Data block:
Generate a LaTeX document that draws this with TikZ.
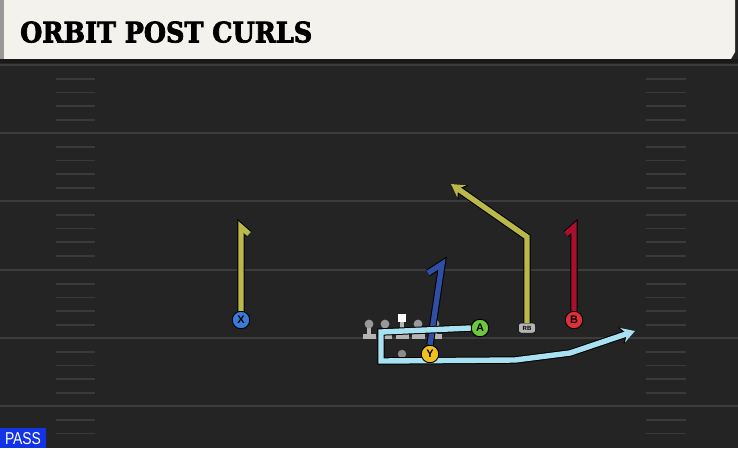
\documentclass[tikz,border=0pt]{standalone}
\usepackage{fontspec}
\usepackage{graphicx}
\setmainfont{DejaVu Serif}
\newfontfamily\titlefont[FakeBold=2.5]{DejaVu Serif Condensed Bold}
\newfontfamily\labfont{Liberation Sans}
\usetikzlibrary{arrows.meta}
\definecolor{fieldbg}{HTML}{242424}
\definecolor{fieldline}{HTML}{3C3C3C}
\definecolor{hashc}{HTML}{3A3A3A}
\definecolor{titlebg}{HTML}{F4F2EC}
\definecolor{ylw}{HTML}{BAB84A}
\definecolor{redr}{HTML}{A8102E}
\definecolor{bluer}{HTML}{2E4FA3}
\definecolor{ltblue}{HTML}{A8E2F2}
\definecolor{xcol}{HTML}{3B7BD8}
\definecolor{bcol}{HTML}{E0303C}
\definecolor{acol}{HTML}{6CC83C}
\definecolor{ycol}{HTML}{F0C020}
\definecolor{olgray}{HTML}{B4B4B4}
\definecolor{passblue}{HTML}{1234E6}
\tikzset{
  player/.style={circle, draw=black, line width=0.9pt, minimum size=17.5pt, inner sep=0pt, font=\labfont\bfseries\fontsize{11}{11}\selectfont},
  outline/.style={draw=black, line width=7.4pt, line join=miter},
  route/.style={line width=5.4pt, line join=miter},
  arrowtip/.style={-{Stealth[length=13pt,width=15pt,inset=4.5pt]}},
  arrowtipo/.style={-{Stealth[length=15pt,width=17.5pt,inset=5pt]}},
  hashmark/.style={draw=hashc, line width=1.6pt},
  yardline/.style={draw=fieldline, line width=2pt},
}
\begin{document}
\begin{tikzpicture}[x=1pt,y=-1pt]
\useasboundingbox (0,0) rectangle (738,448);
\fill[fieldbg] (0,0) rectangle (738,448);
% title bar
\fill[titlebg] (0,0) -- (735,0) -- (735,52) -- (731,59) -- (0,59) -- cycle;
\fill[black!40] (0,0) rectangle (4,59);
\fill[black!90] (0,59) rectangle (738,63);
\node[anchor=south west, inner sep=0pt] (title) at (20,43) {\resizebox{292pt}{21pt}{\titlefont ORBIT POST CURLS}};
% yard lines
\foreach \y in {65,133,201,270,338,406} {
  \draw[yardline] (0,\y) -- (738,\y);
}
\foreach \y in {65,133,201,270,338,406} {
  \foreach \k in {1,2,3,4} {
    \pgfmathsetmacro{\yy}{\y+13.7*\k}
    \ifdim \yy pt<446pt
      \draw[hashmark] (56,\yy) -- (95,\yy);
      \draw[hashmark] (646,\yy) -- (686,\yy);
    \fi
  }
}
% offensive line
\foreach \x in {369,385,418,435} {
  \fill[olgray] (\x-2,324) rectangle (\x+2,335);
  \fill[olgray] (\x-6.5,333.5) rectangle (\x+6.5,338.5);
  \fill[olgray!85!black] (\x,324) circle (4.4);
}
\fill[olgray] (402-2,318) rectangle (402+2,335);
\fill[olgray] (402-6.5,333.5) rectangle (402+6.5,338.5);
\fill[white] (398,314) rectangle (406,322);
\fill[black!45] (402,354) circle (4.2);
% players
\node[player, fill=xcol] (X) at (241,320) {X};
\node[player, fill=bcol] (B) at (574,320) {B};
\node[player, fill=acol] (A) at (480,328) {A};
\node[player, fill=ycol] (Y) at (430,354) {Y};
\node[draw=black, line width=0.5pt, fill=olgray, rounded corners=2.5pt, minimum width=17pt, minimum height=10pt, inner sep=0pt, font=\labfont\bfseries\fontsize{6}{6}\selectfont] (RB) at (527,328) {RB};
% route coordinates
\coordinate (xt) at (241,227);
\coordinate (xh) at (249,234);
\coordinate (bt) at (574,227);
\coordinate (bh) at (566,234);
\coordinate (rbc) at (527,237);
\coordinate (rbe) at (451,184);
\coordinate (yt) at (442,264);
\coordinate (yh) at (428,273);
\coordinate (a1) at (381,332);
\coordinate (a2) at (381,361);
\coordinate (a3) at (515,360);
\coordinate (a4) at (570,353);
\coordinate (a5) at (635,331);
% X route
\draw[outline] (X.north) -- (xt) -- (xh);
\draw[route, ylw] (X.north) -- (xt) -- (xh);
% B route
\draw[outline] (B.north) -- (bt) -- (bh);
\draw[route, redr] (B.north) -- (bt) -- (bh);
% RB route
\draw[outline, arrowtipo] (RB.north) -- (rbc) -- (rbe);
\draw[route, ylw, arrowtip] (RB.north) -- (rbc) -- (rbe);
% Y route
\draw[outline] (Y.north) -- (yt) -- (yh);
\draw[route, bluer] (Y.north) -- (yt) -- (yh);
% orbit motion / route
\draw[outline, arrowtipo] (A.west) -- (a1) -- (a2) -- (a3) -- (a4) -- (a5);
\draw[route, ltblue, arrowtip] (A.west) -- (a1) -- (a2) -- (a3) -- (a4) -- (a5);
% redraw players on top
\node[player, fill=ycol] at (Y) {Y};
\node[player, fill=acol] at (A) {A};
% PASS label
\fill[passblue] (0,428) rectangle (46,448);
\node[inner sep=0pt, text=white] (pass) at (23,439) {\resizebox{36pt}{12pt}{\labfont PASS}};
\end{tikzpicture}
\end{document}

Task description: Omit the pictures and give the material again, exactly and in full.

Task result:
Generate a LaTeX document that draws this with TikZ.
\documentclass[tikz,border=0pt]{standalone}
\usepackage{fontspec}
\usepackage{graphicx}
\setmainfont{DejaVu Serif}
\newfontfamily\titlefont[FakeBold=2.5]{DejaVu Serif Condensed Bold}
\newfontfamily\labfont{Liberation Sans}
\usetikzlibrary{arrows.meta}
\definecolor{fieldbg}{HTML}{242424}
\definecolor{fieldline}{HTML}{3C3C3C}
\definecolor{hashc}{HTML}{3A3A3A}
\definecolor{titlebg}{HTML}{F4F2EC}
\definecolor{ylw}{HTML}{BAB84A}
\definecolor{redr}{HTML}{A8102E}
\definecolor{bluer}{HTML}{2E4FA3}
\definecolor{ltblue}{HTML}{A8E2F2}
\definecolor{xcol}{HTML}{3B7BD8}
\definecolor{bcol}{HTML}{E0303C}
\definecolor{acol}{HTML}{6CC83C}
\definecolor{ycol}{HTML}{F0C020}
\definecolor{olgray}{HTML}{B4B4B4}
\definecolor{passblue}{HTML}{1234E6}
\tikzset{
  player/.style={circle, draw=black, line width=0.9pt, minimum size=17.5pt, inner sep=0pt, font=\labfont\bfseries\fontsize{11}{11}\selectfont},
  outline/.style={draw=black, line width=7.4pt, line join=miter},
  route/.style={line width=5.4pt, line join=miter},
  arrowtip/.style={-{Stealth[length=13pt,width=15pt,inset=4.5pt]}},
  arrowtipo/.style={-{Stealth[length=15pt,width=17.5pt,inset=5pt]}},
  hashmark/.style={draw=hashc, line width=1.6pt},
  yardline/.style={draw=fieldline, line width=2pt},
}
\begin{document}
\begin{tikzpicture}[x=1pt,y=-1pt]
\useasboundingbox (0,0) rectangle (738,448);
\fill[fieldbg] (0,0) rectangle (738,448);
% title bar
\fill[titlebg] (0,0) -- (735,0) -- (735,52) -- (731,59) -- (0,59) -- cycle;
\fill[black!40] (0,0) rectangle (4,59);
\fill[black!90] (0,59) rectangle (738,63);
\node[anchor=south west, inner sep=0pt] (title) at (20,43) {\resizebox{292pt}{21pt}{\titlefont ORBIT POST CURLS}};
% yard lines
\foreach \y in {65,133,201,270,338,406} {
  \draw[yardline] (0,\y) -- (738,\y);
}
\foreach \y in {65,133,201,270,338,406} {
  \foreach \k in {1,2,3,4} {
    \pgfmathsetmacro{\yy}{\y+13.7*\k}
    \ifdim \yy pt<446pt
      \draw[hashmark] (56,\yy) -- (95,\yy);
      \draw[hashmark] (646,\yy) -- (686,\yy);
    \fi
  }
}
% offensive line
\foreach \x in {369,385,418,435} {
  \fill[olgray] (\x-2,324) rectangle (\x+2,335);
  \fill[olgray] (\x-6.5,333.5) rectangle (\x+6.5,338.5);
  \fill[olgray!85!black] (\x,324) circle (4.4);
}
\fill[olgray] (402-2,318) rectangle (402+2,335);
\fill[olgray] (402-6.5,333.5) rectangle (402+6.5,338.5);
\fill[white] (398,314) rectangle (406,322);
\fill[black!45] (402,354) circle (4.2);
% players
\node[player, fill=xcol] (X) at (241,320) {X};
\node[player, fill=bcol] (B) at (574,320) {B};
\node[player, fill=acol] (A) at (480,328) {A};
\node[player, fill=ycol] (Y) at (430,354) {Y};
\node[draw=black, line width=0.5pt, fill=olgray, rounded corners=2.5pt, minimum width=17pt, minimum height=10pt, inner sep=0pt, font=\labfont\bfseries\fontsize{6}{6}\selectfont] (RB) at (527,328) {RB};
% route coordinates
\coordinate (xt) at (241,227);
\coordinate (xh) at (249,234);
\coordinate (bt) at (574,227);
\coordinate (bh) at (566,234);
\coordinate (rbc) at (527,237);
\coordinate (rbe) at (451,184);
\coordinate (yt) at (442,264);
\coordinate (yh) at (428,273);
\coordinate (a1) at (381,332);
\coordinate (a2) at (381,361);
\coordinate (a3) at (515,360);
\coordinate (a4) at (570,353);
\coordinate (a5) at (635,331);
% X route
\draw[outline] (X.north) -- (xt) -- (xh);
\draw[route, ylw] (X.north) -- (xt) -- (xh);
% B route
\draw[outline] (B.north) -- (bt) -- (bh);
\draw[route, redr] (B.north) -- (bt) -- (bh);
% RB route
\draw[outline, arrowtipo] (RB.north) -- (rbc) -- (rbe);
\draw[route, ylw, arrowtip] (RB.north) -- (rbc) -- (rbe);
% Y route
\draw[outline] (Y.north) -- (yt) -- (yh);
\draw[route, bluer] (Y.north) -- (yt) -- (yh);
% orbit motion / route
\draw[outline, arrowtipo] (A.west) -- (a1) -- (a2) -- (a3) -- (a4) -- (a5);
\draw[route, ltblue, arrowtip] (A.west) -- (a1) -- (a2) -- (a3) -- (a4) -- (a5);
% redraw players on top
\node[player, fill=ycol] at (Y) {Y};
\node[player, fill=acol] at (A) {A};
% PASS label
\fill[passblue] (0,428) rectangle (46,448);
\node[inner sep=0pt, text=white] (pass) at (23,439) {\resizebox{36pt}{12pt}{\labfont PASS}};
\end{tikzpicture}
\end{document}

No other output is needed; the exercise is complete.